「ズルして」歩数稼いでる? 長崎県の健康づくりアプリ 月300万歩の人も…続くいたちごっこ

月に300万歩近く歩くランキング上位者=5月31日午後3時44分時点(画像は一部加工)

 1日でこんなに歩けるの?-。長崎新聞の双方向型情報窓口「ナガサキポスト」に、長崎県が2023年2月から配信している健康づくりアプリ「歩こーで!」で“ズルして”歩数を稼ぐ人がいる疑いを指摘する投稿があった。調べてみると、県は不正が疑われる人は表示されないように定期的に対応しているが、新規や再登録者がいて、いたちごっこが続いているようだ。

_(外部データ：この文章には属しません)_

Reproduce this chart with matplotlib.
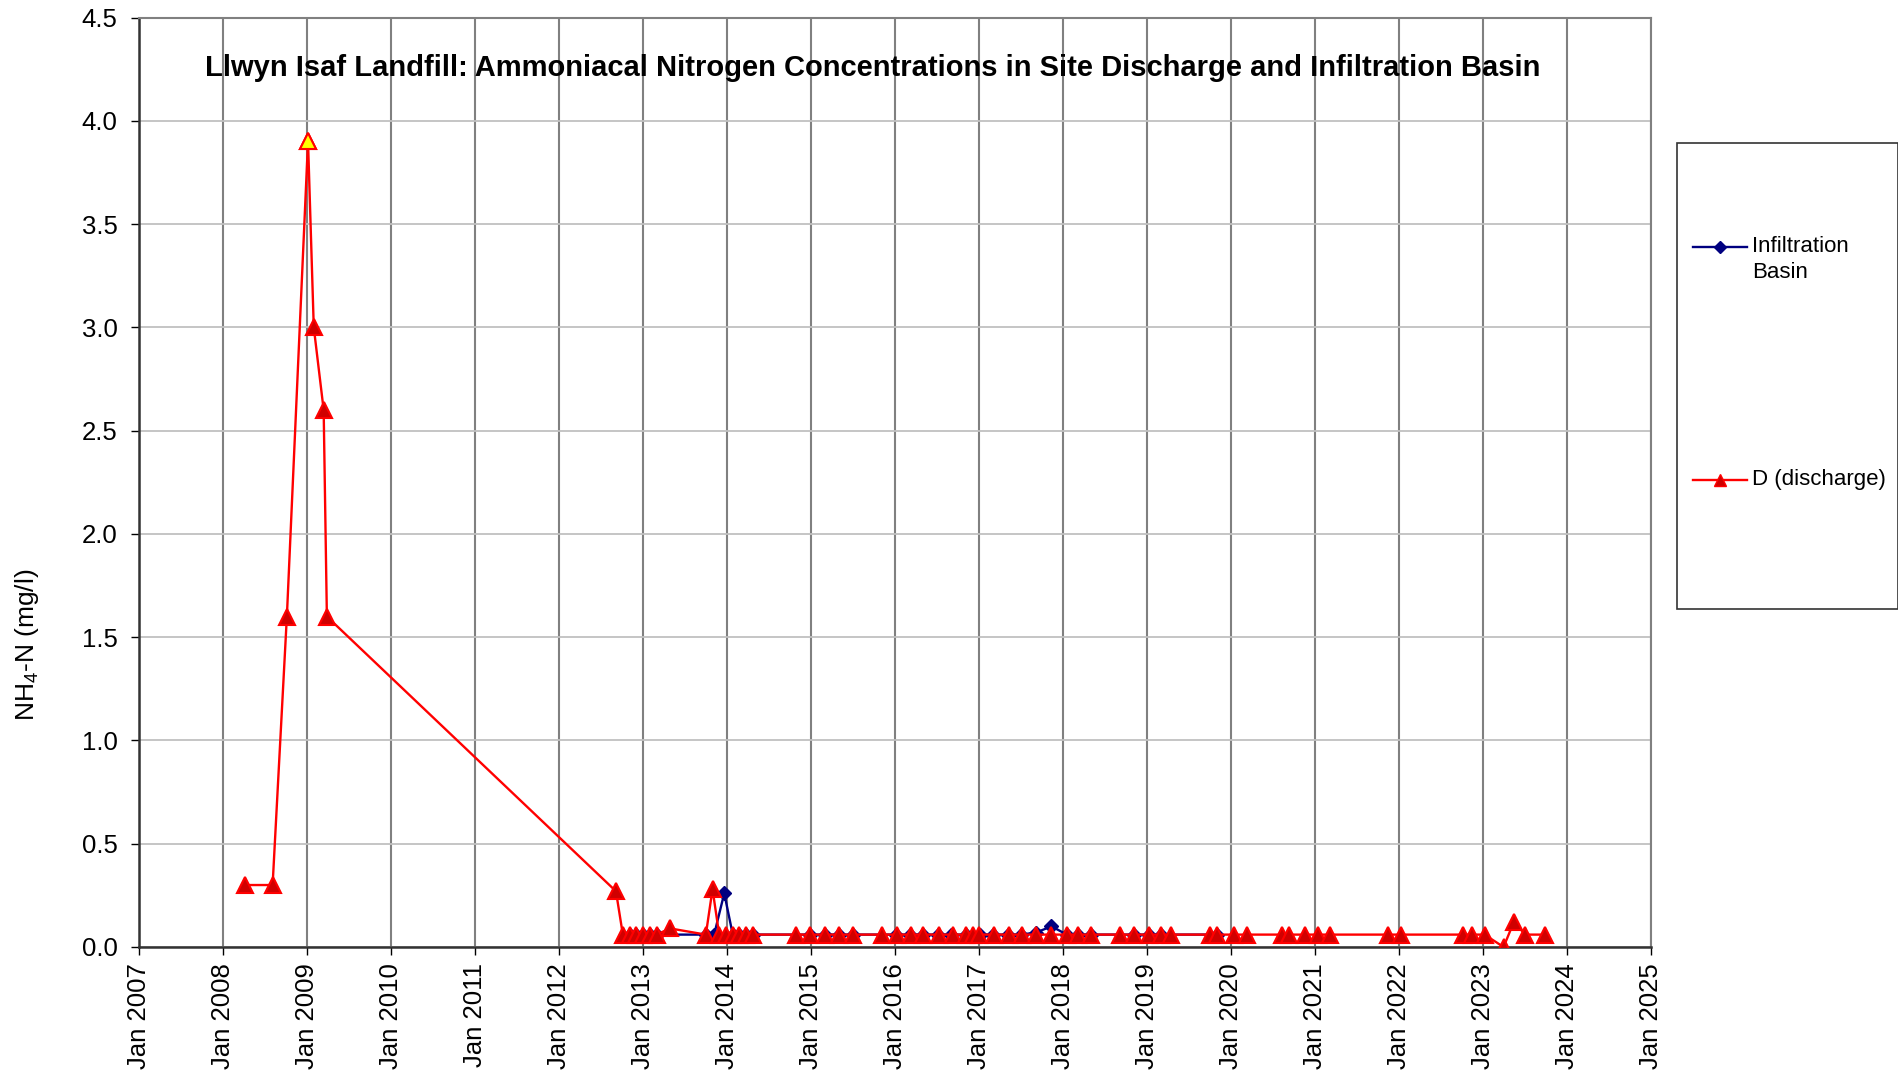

 5月末、アプリ内の歩数ランキング上位者を見ると、1カ月で約300万歩に達している人がいた。厚生労働省の資料に合わせ、成人の歩幅を70センチと考えると、1日平均70キロ歩く計算。JR長崎駅(長崎市)から長崎空港付近(大村市)まで毎日往復すれば可能だが、地図アプリで確認すると片道約8時間半かかる。
 県国保・健康増進課によると、歩こーで!は1日10万歩までしかカウントされない。獲得ポイントも1万歩で20ポイントが1日の上限。ランキング上位でも直接の利益はほとんどない。ゲームや歩数に応じてポイントが得られる他のアプリの使用者が、歩こーで!に登録している可能性もあるという。
 同課は歩数が疑わしい人には直接連絡し、返信がない場合など表示から外す対応をしている。中には「仕事柄歩くことが多い」という回答もあったそうだ。異常な歩数が続く人は「自動でスマートフォンを揺らす機械での不正や誤作動の可能性もある」とみている。
 記者も試しに“振り子式”の機械を使ってみると、1時間で4千歩ほどカウントされた。同様の健康アプリは全国で普及。佐賀県の「SAGATOCO(さがとこ)」でも同じ事例が起き、長崎県と同じ対応をしている。
 一部の県民からは「モチベーションが下がる」という声もある。同課の担当者は「個人の倫理観に委ねるしかない。比べずに自分の歩数を見て健康づくりに励んでほしい」と呼びかけた。
 歩こーで!は23年度のダウンロード目標者数5万人を突破。本年度は、アプリ内のポイントで県民が特典を得られる協力店の拡大や生活習慣チェック機能の改善などに取り組み、7万人を目指す。